DUO1 Deployment: Authentication Latency
Incident Report for Duo
Postmortem

Summary:

From 20:40 UTC to 22:04 UTC on January 10, 2019, performance on the DUO1 deployment degraded, resulting in increased authentication latency and intermittent request timeouts. Approximately 60% of authentication requests to DUO1 were slow to respond or timed out.

The root cause of this outage has been identified and engineering changes have been made to prevent similar issues going forward.

Details:

The Duo architecture has been designed with redundancy at each tier and is configured to automatically recover from failure without customer impact. The final stage in recovery is updating an internal map that specifies which load balancer nodes are active. A previous automated recovery event affecting DUO1 completed successfully but did not properly update this map.
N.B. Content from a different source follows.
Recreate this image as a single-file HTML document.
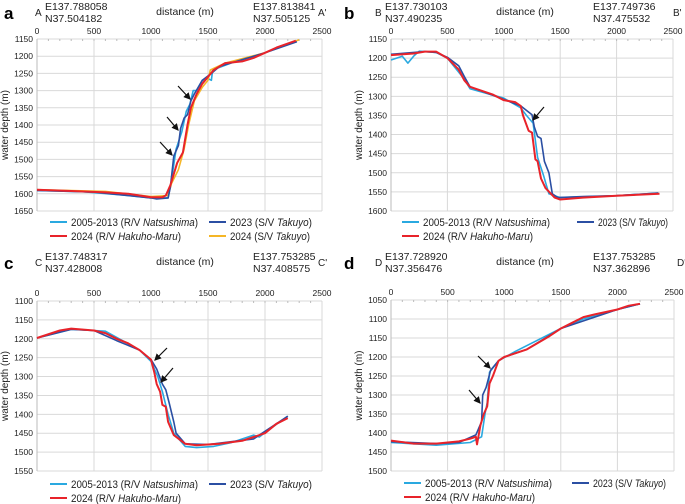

At 20:27 UTC on January 10, 2019, a scheduled software update was deployed to DUO1. The automated software release process used the now out-of-date node map to reconfigure DUO1's load balancers. These incorrect configurations misrouted traffic, causing requests to fail or timeout. The percentage of misrouted requests increased as the release process continued modifying load balancers.

At 20:36 UTC, latency exceeded our monitoring thresholds and alerted the operations team to the degraded state. Initial triage implicated the software update as the most probable cause, and operations initiated a rollback at 20:42 UTC.

At 20:51 UTC, traffic was rerouted to servers running a previous software release as part of the rollback process. At 21:02 UTC, the Duo Status Page was updated to reflect data showing that the issue had been resolved.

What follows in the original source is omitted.